Qual é a mensagem de “Change the World”? (Mude o mundo)

Quero que as pessoas sejam gentis, compreensivas, vivam em paz. É isso que eu amo. Moro nos EUA, mas sei que metade do mundo está passando fome, não tem água. Apóio a ONG Water Aid porque acho que, se alguém não tem nada, deveria pelo menos ter direito à água limpa. Em pouco tempo teremos outros problemas, será difícil respirar por causa da poluição. No Texas, estão enviando os haitianos para casa, mas o que eles vão fazer lá? Eles saíram justamente porque não tinham o que comer. Milhares morreram – e daí ainda veio o furacão. Os governos têm de fazer algo sobre isso, não apenas em seus próprios países, mas para os outros povos que estão sofrendo também.

Quais são suas memórias sobre Charlie Watts? (baterista dos Rolling Stones que morreu recentemente)

Era um grande cara. Ele teve mais trabalho com a banda dele do que tive com a minha. Fomos vizinhos em Londres, nos encontrávamos bastante em festas e reuniões. Lembro de uma história curiosa que aconteceu em uma festa na minha casa. Estávamos no estúdio, eu, Charlie Watts e John Bonham, baterista do Led Zeppelin. Três bateristas. Bonham se sentou para tocar e, como ele tocava muito forte, o bumbo começou a se mover. Eu e Charlie nos abaixamos para segurar a peça. Imaginem só: Ringo Starr e Charlie Watts segurando o bumbo de John Bonham. Isso daria um ótimo vídeo no TikTok. Adoraria ver essa imagem novamente, mas nos anos 1970 eu não permitia que ninguém tirasse fotos nas minhas festas. Terei saudades de Charlie, um homem sereno, um belo ser humano.

Você já viu a versão final do filme “Get Back”? O que achou?

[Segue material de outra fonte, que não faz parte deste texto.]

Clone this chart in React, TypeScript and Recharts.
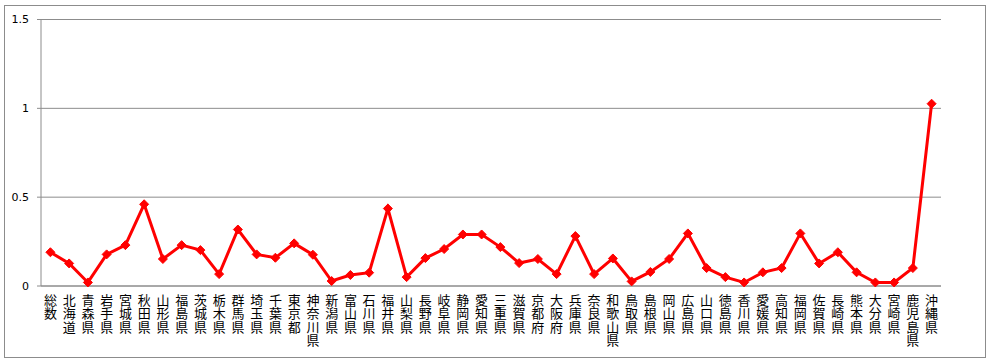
import { CartesianGrid, Line, LineChart, XAxis, YAxis } from 'recharts';

const prefectures = [
  '総数', '北海道', '青森県', '岩手県', '宮城県', '秋田県', '山形県', '福島県',
  '茨城県', '栃木県', '群馬県', '埼玉県', '千葉県', '東京都', '神奈川県', '新潟県',
  '富山県', '石川県', '福井県', '山梨県', '長野県', '岐阜県', '静岡県', '愛知県',
  '三重県', '滋賀県', '京都府', '大阪府', '兵庫県', '奈良県', '和歌山県', '鳥取県',
  '島根県', '岡山県', '広島県', '山口県', '徳島県', '香川県', '愛媛県', '高知県',
  '福岡県', '佐賀県', '長崎県', '熊本県', '大分県', '宮崎県', '鹿児島県', '沖縄県',
];

const values = [
  0.19, 0.127, 0.02, 0.178, 0.23, 0.46, 0.152, 0.23,
  0.202, 0.067, 0.318, 0.178, 0.159, 0.24, 0.176, 0.028,
  0.062, 0.075, 0.436, 0.05, 0.157, 0.208, 0.29, 0.29,
  0.219, 0.129, 0.152, 0.067, 0.281, 0.067, 0.155, 0.026,
  0.079, 0.152, 0.296, 0.101, 0.05, 0.02, 0.077, 0.101,
  0.296, 0.127, 0.19, 0.077, 0.02, 0.02, 0.101, 1.026,
];

const yTicks = [0, 0.5, 1, 1.5];

const data = prefectures.map((name, i) => ({ name, value: values[i] }));

// stacked vertical label, one character per line
function VerticalTick({ x, y, payload }: any) {
  const chars = Array.from(String(payload.value));
  return (
    <g>
      {chars.map((c, i) => (
        <text
          key={i}
          x={x}
          y={y + 19 + i * 13.4}
          textAnchor="middle"
          fontSize={13}
          fontFamily="'Noto Sans CJK JP', sans-serif"
          fill="#000"
        >
          {c}
        </text>
      ))}
    </g>
  );
}

function Diamond({ cx, cy }: any) {
  if (cx == null || cy == null) return null;
  const r = 4.5;
  return (
    <polygon
      points={`${cx},${cy - r} ${cx + r},${cy} ${cx},${cy + r} ${cx - r},${cy}`}
      fill="#ff0000"
      stroke="#ff0000"
    />
  );
}

export default function App() {
  return (
    <div style={{ position: 'absolute', left: 0, top: 0, width: 989, height: 362, background: '#fff' }}>
      <div
        style={{
          position: 'absolute',
          left: 4,
          top: 5,
          width: 982,
          height: 353,
          border: '1px solid #8c8c8c',
          boxSizing: 'border-box',
        }}
      />
      <div style={{ position: 'absolute', left: 0, top: 0 }}>
        <LineChart
          width={989}
          height={362}
          data={data}
          margin={{ top: 19.5, right: 48, bottom: 0, left: 0 }}
        >
          <CartesianGrid vertical={false} stroke="#8c8c8c" />
          <XAxis
            dataKey="name"
            interval={0}
            height={76}
            padding={{ left: 9.4, right: 9.4 }}
            tickSize={0}
            tickMargin={0}
            tickLine={false}
            axisLine={{ stroke: '#8c8c8c' }}
            tick={<VerticalTick />}
          />
          <YAxis
            width={41}
            domain={[0, 1.5]}
            ticks={yTicks}
            tickSize={4}
            tickMargin={8}
            axisLine={{ stroke: '#8c8c8c' }}
            tickLine={{ stroke: '#8c8c8c' }}
            tick={{ fill: '#000', fontSize: 11, fontFamily: 'DejaVu Sans, sans-serif' }}
          />
          <Line
            type="linear"
            dataKey="value"
            stroke="#ff0000"
            strokeWidth={3}
            dot={<Diamond />}
            activeDot={false}
            isAnimationActive={false}
          />
        </LineChart>
      </div>
    </div>
  );
}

O documentário está incrível. O projeto começou quando encontramos 56 horas de material bruto filmado por Michael Lindsay-Hogg, diretor de “Let it Be”. Nunca gostei do original, sempre achei um filme muito para baixo. O documentário do diretor Peter Jackson terá seis horas. Ele nos mostrou o material, há muitas cenas em que estamos rindo, nos divertindo. Há também o último show que fizemos, no teto da gravadora Apple. Aquilo foi muito marcante para mim. No filme, o Paul pergunta com desdém “quem ainda quer tocar ao vivo?” Respondo, empolgado: “eu!”. Os Beatles sempre faziam coisas espetaculares. Íamos filmar no Havaí, no deserto ou no meio de algum vulcão, coisas assim. Dessa vez, decidimos apenas subir a escada até o telhado da gravadora e fazer um show lá. O documentário vai mostrar que havia muitas emoções em jogo, mas hoje vejo que era algo normal. Éramos apenas quatro caras dando duro no estúdio.